How soy sauce became a staple in Mexican kitchens
The Chinese once were the second-largest immigrant group in Mexico and brought with them rich culinary traditions, traces of which can still be found in the country’s kitchens today
Walk up to a taco stand in Baja California, Mexico, and in the tray of condiments, you will likely find a bottle labelled “salsa de soya” – soy sauce.
Soy sauce has become so common in Mexican kitchens that most recipes for carne asada (“grilled meat”), a dish considered traditionally Mexican, call for it.
It’s likely that soy sauce came to the country in the luggage of the Chinese, who arrived on Mexican shores en masse in the 1800s, to work on irrigation and railroad projects.

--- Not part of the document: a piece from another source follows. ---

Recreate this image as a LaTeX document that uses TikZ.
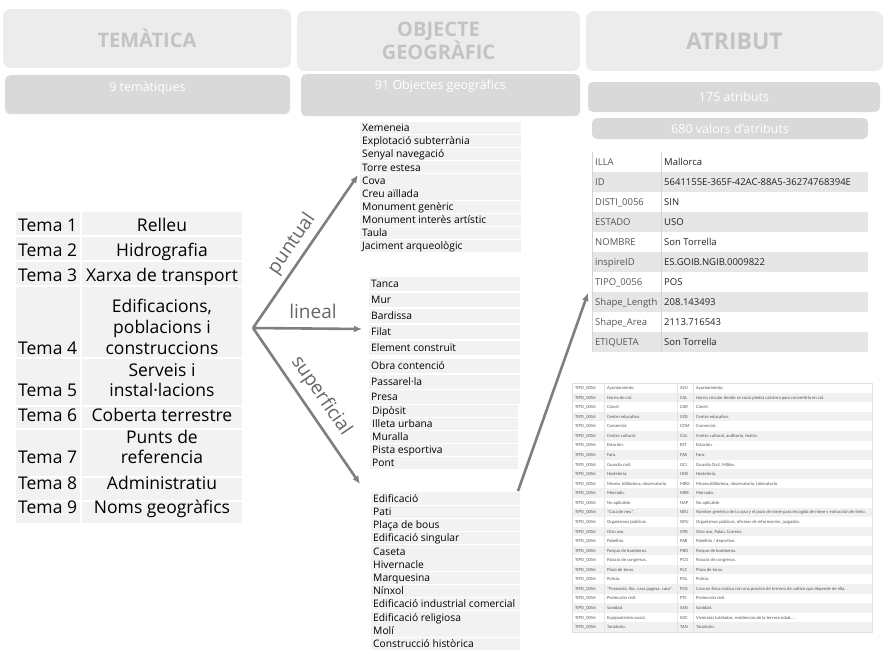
\documentclass[tikz,border=0pt]{standalone}
\usepackage{fontspec}
\setmainfont{Open Sans}
\newfontfamily\tblfont{Carlito}
\usetikzlibrary{arrows.meta}
\definecolor{hdrfill}{HTML}{ECECEC}
\definecolor{hdrtext}{HTML}{C3C3C3}
\definecolor{subfill}{HTML}{D9D9D9}
\definecolor{rowfill}{HTML}{F2F2F2}
\definecolor{arrgray}{HTML}{7F7F7F}
\definecolor{attrgray}{HTML}{E6E6E6}
\definecolor{attrline}{HTML}{D4D4D4}
\definecolor{keytext}{HTML}{555555}
\definecolor{valtext}{HTML}{222222}
\definecolor{smalltext}{HTML}{555555}
\definecolor{smallrow}{HTML}{F1F1F1}
\newcommand{\pxsz}[1]{\fontsize{#1}{#1}\selectfont}
\tikzset{
  hdrbox/.style={fill=hdrfill, rounded corners=8pt, inner sep=0, text=hdrtext, font=\bfseries\pxsz{20}, align=center},
  subbox/.style={fill=subfill, rounded corners=5pt, inner sep=0, text=white, font=\pxsz{12.5}},
  tema/.style={anchor=base west, inner sep=0, font=\pxsz{17.5}},
  temav/.style={anchor=base, inner sep=0, font=\pxsz{17.5}},
  item/.style={anchor=base west, inner sep=0, font=\pxsz{10.3}},
  arrlabel/.style={inner sep=0, font=\pxsz{19}, text=arrgray!80!black},
  conn/.style={draw=arrgray, line width=2.6pt, -{Latex[length=8pt,width=7pt]}},
  akey/.style={anchor=base west, inner sep=0, font=\pxsz{9.5}, text=keytext},
  aval/.style={anchor=base west, inner sep=0, font=\pxsz{9.5}, text=valtext},
  tiny/.style={anchor=base west, inner sep=0, font=\tblfont\pxsz{4.6}, text=smalltext}
}
\begin{document}
\begin{tikzpicture}[x=1pt,y=-1pt]
\useasboundingbox (0,0) rectangle (886,656);
% ---------- headers
\node[hdrbox, minimum width=288pt, minimum height=59pt] (h1) at (147,38.5) {TEMÀTICA};
\node[hdrbox, minimum width=283pt, minimum height=60pt] (h2) at (438.5,41) {OBJECTE\\[-1pt]GEOGRÀFIC};
\node[hdrbox, minimum width=297pt, minimum height=60pt, font=\bfseries\pxsz{23}] (h3) at (734.5,41) {ATRIBUT};
\node[subbox, minimum width=285pt, minimum height=39pt, anchor=north] (s1) at (147.5,75) {};
\node[inner sep=0, text=white, font=\pxsz{12.5}] (s1t) at (147.5,88) {9 temàtiques};
\node[subbox, minimum width=279pt, minimum height=42pt, anchor=north] (s2) at (440.5,74) {};
\node[inner sep=0, text=white, font=\pxsz{12.5}] (s2t) at (440.5,86) {91 Objectes geogràfics};
\node[subbox, minimum width=292pt, minimum height=30pt] (s3) at (734,97) {175 atributs};
\node[subbox, minimum width=276pt, minimum height=21pt] (s4) at (730,128.5) {680 valors d’atributs};
% ---------- left table
\foreach \a/\b in {212/235,237/260,262/285,287/357,359/405,407/428,430/476,478/500,502/523}{
  \fill[rowfill] (16,\a) rectangle (80,\b);
  \fill[rowfill] (82,\a) rectangle (242,\b);
}
\node[tema] (t1) at (18,231) {Tema 1};
\node[tema] (t2) at (18,256) {Tema 2};
\node[tema] (t3) at (18,281) {Tema 3};
\node[tema] (t4) at (18,354) {Tema 4};
\node[tema] (t5) at (18,396) {Tema 5};
\node[tema] (t6) at (18,421) {Tema 6};
\node[tema] (t7) at (18,463) {Tema 7};
\node[tema] (t8) at (18,489) {Tema 8};
\node[tema] (t9) at (18,513) {Tema 9};
\node[temav] (v1) at (162,231) {Relleu};
\node[temav] (v2) at (162,256) {Hidrografia};
\node[temav] (v3) at (162,281) {Xarxa de transport};
\node[temav] (v4a) at (162,312) {Edificacions,};
\node[temav] (v4b) at (162,333) {poblacions i};
\node[temav] (v4c) at (162,354) {construccions};
\node[temav] (v5a) at (162,376) {Serveis i};
\node[temav] (v5b) at (162,396) {instal·lacions};
\node[temav] (v6) at (162,421) {Coberta terrestre};
\node[temav] (v7a) at (162,443) {Punts de};
\node[temav] (v7b) at (162,463) {referencia};
\node[temav] (v8) at (162,489) {Administratiu};
\node[temav] (v9) at (162,513) {Noms geogràfics};
% ---------- puntual list
\foreach \t [count=\i] in {Xemeneia,Explotació subterrània,Senyal navegació,Torre estesa,Cova,Creu aïllada,Monument genèric,Monument interès artístic,Taula,Jaciment arqueològic}{
  \pgfmathsetmacro{\yc}{128+13.1*(\i-1)}
  \fill[rowfill] (360,\yc-6.1) rectangle (521,\yc+6.1);
  \node[item] (p\i) at (362,\yc+3.7) {\t};
}
% ---------- lineal list
\foreach \t/\yc [count=\i] in {Tanca/284,Mur/300,Bardissa/316,Filat/332,Element construït/348,Obra contenció/366,Passarel·la/382,Presa/397}{
  \fill[rowfill] (369,\yc-7.3) rectangle (520,\yc+7.3);
  \node[item] (l\i) at (371,\yc+3.7) {\t};
}
\foreach \t/\yc [count=\i] in {Dipòsit/411,Illeta urbana/424,Muralla/437,Pista esportiva/450,Pont/463}{
  \fill[rowfill] (370,\yc-6.1) rectangle (518,\yc+6.1);
  \node[item] (m\i) at (372,\yc+3.7) {\t};
}
% ---------- superficial list
\foreach \t [count=\i] in {Edificació,Pati,Plaça de bous,Edificació singular,Caseta,Hivernacle,Marquesina,Nínxol,Edificació industrial comercial,Edificació religiosa,Molí,Construcció històrica}{
  \pgfmathsetmacro{\yc}{498.5+13.2*(\i-1)}
  \fill[rowfill] (371,\yc-6.2) rectangle (520,\yc+6.2);
  \node[item] (s\i) at (373,\yc+3.7) {\t};
}
% ---------- connectors
\coordinate (o) at (253,328);
\coordinate (pt) at (358,175);
\coordinate (ln) at (362,329);
\coordinate (sp) at (360,484);
\coordinate (sfc) at (518,491);
\coordinate (att) at (588,293);
\draw[conn] (o) -- (pt);
\draw[conn] (o) -- (ln);
\draw[conn] (o) -- (sp);
\draw[conn] (sfc) -- (att);
\node[arrlabel, rotate=55.4] (lp) at (292,244) {puntual};
\node[arrlabel] (ll) at (313,311) {lineal};
\node[arrlabel, rotate=-55.5] (lsu) at (321,396) {superficial};
% ---------- attribute table
\foreach \k/\v [count=\i] in {ILLA/Mallorca,ID/5641155E-365F-42AC-88A5-36274768394E,DISTI\_0056/SIN,ESTADO/USO,NOMBRE/Son Torrella,inspireID/ES.GOIB.NGIB.0009822,TIPO\_0056/POS,Shape\_Length/208.143493,Shape\_Area/2113.716543,ETIQUETA/Son Torrella}{
  \pgfmathsetmacro{\yc}{162+20*(\i-1)}
  \ifodd\i
    \fill[white] (592,\yc-10) rectangle (868,\yc+10);
  \else
    \fill[attrgray] (592,\yc-10) rectangle (868,\yc+10);
  \fi
  \node[akey] (ak\i) at (595,\yc+3.4) {\k};
  \node[aval] (av\i) at (664,\yc+3.4) {\v};
}
\draw[attrline, line width=0.8pt] (592,152) -- (592,352);
\draw[attrline, line width=0.8pt] (661,152) -- (661,352);
% ---------- values table
\foreach \n/\c/\d [count=\i] in {
 {Ayuntamiento.}/AYU/{Ayuntamiento.},
 {Horno de cal.}/CAL/{Horno circular donde se cocía piedra calcárea para convertirla en cal.},
 {Cárcel.}/CAR/{Cárcel.},
 {Centro educativo.}/CED/{Centro educativo.},
 {Comercial.}/COM/{Comercial.},
 {Centro cultural.}/CUL/{Centro cultural, auditorio, teatro.},
 {Estación.}/EST/{Estación.},
 {Faro.}/FAR/{Faro.},
 {Guardia civil.}/GCI/{Guardia Civil, Militar.},
 {Hostelería.}/HOS/{Hostelería.},
 {Museo, biblioteca, observatorio.}/MBO/{Museo,biblioteca, observatorio, laboratorio.},
 {Mercado.}/MER/{Mercado.},
 {No aplicable.}/NAP/{No aplicable.},
 {"Casa de neu".}/NEU/{Nombre genérico de la casa y el pozo de nieve para recogida de nieve y extracción de hielo.},
 {Organismos públicos.}/OPU/{Organismos públicos, oficinas de información, juzgados.},
 {Otro uso.}/OTR/{Otro uso, Palau, Correos.},
 {Pabellón.}/PAB/{Pabellón / deportivo.},
 {Parque de bomberos.}/PBO/{Parque de bomberos.},
 {Palacio de congresos.}/PCO/{Palacio de congresos.},
 {Plaza de toros.}/PLZ/{Plaza de toros.},
 {Policía.}/POL/{Policía.},
 {"Possessió, lloc, casa pagesa, casa".}/POS/{Casa en finca rústica con una porción de terreno de cultivo que depende de ella.},
 {Protección civil.}/PTC/{Protección civil.},
 {Sanidad.}/SAN/{Sanidad.},
 {Equipamiento social.}/SOC/{Viviendas tuteladas, residencias de la tercera edad,...},
 {Tanatorio.}/TAN/{Tanatorio.}}{
  \pgfmathsetmacro{\yc}{388+9.56*(\i-1)}
  \ifodd\i\else
    \fill[smallrow] (572,\yc-4.78) rectangle (872,\yc+4.78);
  \fi
  \node[tiny] (bk\i) at (575,\yc+1.6) {TIPO\_0056};
  \node[tiny] (bn\i) at (607,\yc+1.6) {\n};
  \node[tiny] (bc\i) at (680,\yc+1.6) {\c};
  \node[tiny] (bd\i) at (696,\yc+1.6) {\d};
}
\draw[black!12, line width=0.4pt] (572,383.2) rectangle (872,632.2);
\draw[black!10, line width=0.4pt] (604,383.2) -- (604,632.2);
\draw[black!10, line width=0.4pt] (677,383.2) -- (677,632.2);
\draw[black!10, line width=0.4pt] (693,383.2) -- (693,632.2);
\end{tikzpicture}
\end{document}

There was a steady flow of Chinese immigrants to Mexico in the mid-19th century, says Robert Chao Romero, author of the 2010 book The Chinese in Mexico, 1882-1940. According to his research, the number of arrivals increased dramatically after 1882, the year the Chinese Exclusion Act was passed in the United States, which banned the immigration of male Chinese workers.
“By 1910, Chinese immigrants had come to settle in every state and territory of Mexico except for the central state of Tlaxcala, and by 1926, at a size of more than 24,000, the Chinese comprised the second-largest immigrant group in all of Mexico,” he writes.
The most populous Chinese communities were in cities along the Pacific coast, such as Ensenada, and northern cities close to the US, including Mexicali, reflecting the most common points of entry.
Although some arrived directly from China (as with most emigration at the time, they came largely from Guangdong and Fujian provinces), when the Chinese Exclusion Act was in force (1882-1943) in the US, it was common for the Chinese to travel by steamship, as well as over land. The San Felipe desert, close to the US border, is also known as El Desierto de los Chinos (“desert of the Chinese”) after the large numbers who crossed it, some of whom perished while doing so.
As had happened in the US, Mexicans began to turn on the Chinese, the immigrants increasingly blamed for declining wages and a lack of jobs.
According to Chao Romero, tensions eventually played out on the streets, with violent riots leading to mass deportations in the 1930s. But by then, Chinese businesses had already spread throughout the country.
“Much like 7-Eleven convenience stores in the United States today,” Chao Romero writes, “Chinese grocery and dry goods stores were found on virtually every street corner in places like Sonora during the early 20th century.”
The Chinese community is no longer particularly visible in Mexican society, except in Mexicali, close to the US border, which is known for its Chinese restaurants.
Like the immigrants before them, many of the chefs at these restaurants are Cantonese, and make Cantonese-rooted dishes from Mexican ingredients, tweaked for local tastes, such as deep-fried calamari stir-fried with asparagus, and deep-fried whole chillies in a lemon sauce.